**Exercise:**
Below is a listing to write out in full, exactly as given, without its pictures.

◆ ◆ ◆ ◆

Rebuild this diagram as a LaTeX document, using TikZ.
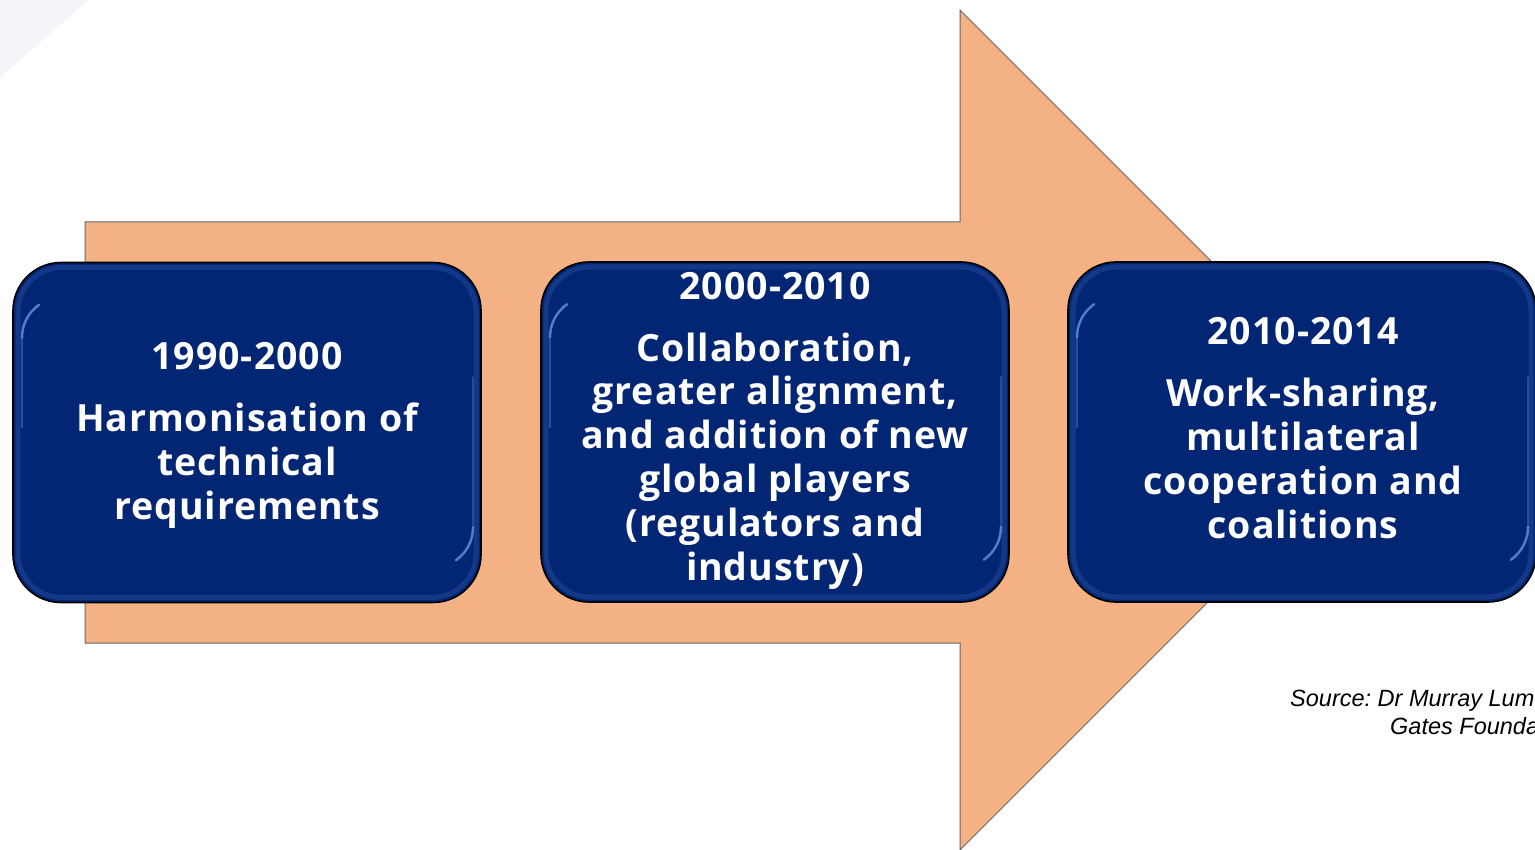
\documentclass[tikz,border=0pt]{standalone}
\usepackage{fontspec}
\newfontfamily\boxfont{Open Sans}[LetterSpace=2.5]
\newfontfamily\srcfont{Liberation Sans}
\definecolor{navy}{RGB}{2,37,116}
\definecolor{peach}{RGB}{244,178,132}
\definecolor{bevelblue}{RGB}{60,100,185}
\definecolor{hilite}{RGB}{120,160,235}
\definecolor{faint}{RGB}{243,245,249}
\tikzset{
  arrowshape/.style={fill=peach, draw=gray!80!black, line width=1pt},
  box/.style={draw=black, line width=1.6pt, fill=navy, rounded corners=48pt,
    minimum width=468pt, minimum height=340pt, inner sep=0pt,
    path picture={
      \draw[bevelblue, line width=5pt, opacity=0.3, rounded corners=44pt]
        ([shift={(5pt,5pt)}]path picture bounding box.south west) rectangle
        ([shift={(-5pt,-5pt)}]path picture bounding box.north east);
      \draw[hilite, line width=2.5pt, opacity=0.7, line cap=round]
        ([shift={(9pt,-75pt)}]path picture bounding box.north west) arc[start angle=180, end angle=125, radius=40pt];
      \draw[hilite, line width=2.5pt, opacity=0.35, line cap=round]
        ([shift={(9pt,-75pt)}]path picture bounding box.north west) -- ++(0,-90pt);
      \draw[hilite, line width=2.5pt, opacity=0.7, line cap=round]
        ([shift={(-8pt,75pt)}]path picture bounding box.south east) arc[start angle=0, end angle=-55, radius=40pt];
      \draw[hilite, line width=2.5pt, opacity=0.3, line cap=round]
        ([shift={(-8pt,75pt)}]path picture bounding box.south east) -- ++(0,150pt);
    }},
  boxtext/.style={text=white, font=\boxfont\bfseries\fontsize{37.5}{43.8}\selectfont, align=center, anchor=base, inner sep=0pt},
  srctext/.style={font=\srcfont\itshape\fontsize{23.5}{28}\selectfont, anchor=base west, inner sep=0pt}
}
\begin{document}
\begin{tikzpicture}[x=1pt,y=-1pt]
\frenchspacing
\useasboundingbox (0,0) rectangle (1535,850);
\clip (0,0) rectangle (1535,850);
\fill[faint] (0,0) -- (88,0) .. controls (55,30) and (25,55) .. (0,78) -- cycle;
\draw[arrowshape] (85,222) -- (960,222) -- (960,10) -- (1380,430) -- (960,850) -- (960,643) -- (85,643) -- cycle;
\node[box] (b1) at (247,432.5) {};
\node[box] (b2) at (775,432) {};
\node[box] (b3) at (1302,432) {};
\node[boxtext] (t1) at (247,519) {1990-2000\\[18pt]Harmonisation of\\technical\\requirements};
\node[boxtext] (t2) at (775,580) {2000-2010\\[18pt]Collaboration,\\greater alignment,\\and addition of new\\global players\\(regulators and\\industry)};
\node[boxtext] (t3) at (1303,538) {2010-2014\\[18pt]Work-sharing,\\multilateral\\cooperation and\\coalitions};
\node[srctext] (s1) at (1290,706) {Source: Dr Murray Lum};
\node[srctext] (s2) at (1390,734) {Gates Founda};
\end{tikzpicture}
\end{document}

◆ ◆ ◆ ◆

**Result for this exercise:**
Rebuild this diagram as a LaTeX document, using TikZ.
\documentclass[tikz,border=0pt]{standalone}
\usepackage{fontspec}
\newfontfamily\boxfont{Open Sans}[LetterSpace=2.5]
\newfontfamily\srcfont{Liberation Sans}
\definecolor{navy}{RGB}{2,37,116}
\definecolor{peach}{RGB}{244,178,132}
\definecolor{bevelblue}{RGB}{60,100,185}
\definecolor{hilite}{RGB}{120,160,235}
\definecolor{faint}{RGB}{243,245,249}
\tikzset{
  arrowshape/.style={fill=peach, draw=gray!80!black, line width=1pt},
  box/.style={draw=black, line width=1.6pt, fill=navy, rounded corners=48pt,
    minimum width=468pt, minimum height=340pt, inner sep=0pt,
    path picture={
      \draw[bevelblue, line width=5pt, opacity=0.3, rounded corners=44pt]
        ([shift={(5pt,5pt)}]path picture bounding box.south west) rectangle
        ([shift={(-5pt,-5pt)}]path picture bounding box.north east);
      \draw[hilite, line width=2.5pt, opacity=0.7, line cap=round]
        ([shift={(9pt,-75pt)}]path picture bounding box.north west) arc[start angle=180, end angle=125, radius=40pt];
      \draw[hilite, line width=2.5pt, opacity=0.35, line cap=round]
        ([shift={(9pt,-75pt)}]path picture bounding box.north west) -- ++(0,-90pt);
      \draw[hilite, line width=2.5pt, opacity=0.7, line cap=round]
        ([shift={(-8pt,75pt)}]path picture bounding box.south east) arc[start angle=0, end angle=-55, radius=40pt];
      \draw[hilite, line width=2.5pt, opacity=0.3, line cap=round]
        ([shift={(-8pt,75pt)}]path picture bounding box.south east) -- ++(0,150pt);
    }},
  boxtext/.style={text=white, font=\boxfont\bfseries\fontsize{37.5}{43.8}\selectfont, align=center, anchor=base, inner sep=0pt},
  srctext/.style={font=\srcfont\itshape\fontsize{23.5}{28}\selectfont, anchor=base west, inner sep=0pt}
}
\begin{document}
\begin{tikzpicture}[x=1pt,y=-1pt]
\frenchspacing
\useasboundingbox (0,0) rectangle (1535,850);
\clip (0,0) rectangle (1535,850);
\fill[faint] (0,0) -- (88,0) .. controls (55,30) and (25,55) .. (0,78) -- cycle;
\draw[arrowshape] (85,222) -- (960,222) -- (960,10) -- (1380,430) -- (960,850) -- (960,643) -- (85,643) -- cycle;
\node[box] (b1) at (247,432.5) {};
\node[box] (b2) at (775,432) {};
\node[box] (b3) at (1302,432) {};
\node[boxtext] (t1) at (247,519) {1990-2000\\[18pt]Harmonisation of\\technical\\requirements};
\node[boxtext] (t2) at (775,580) {2000-2010\\[18pt]Collaboration,\\greater alignment,\\and addition of new\\global players\\(regulators and\\industry)};
\node[boxtext] (t3) at (1303,538) {2010-2014\\[18pt]Work-sharing,\\multilateral\\cooperation and\\coalitions};
\node[srctext] (s1) at (1290,706) {Source: Dr Murray Lum};
\node[srctext] (s2) at (1390,734) {Gates Founda};
\end{tikzpicture}
\end{document}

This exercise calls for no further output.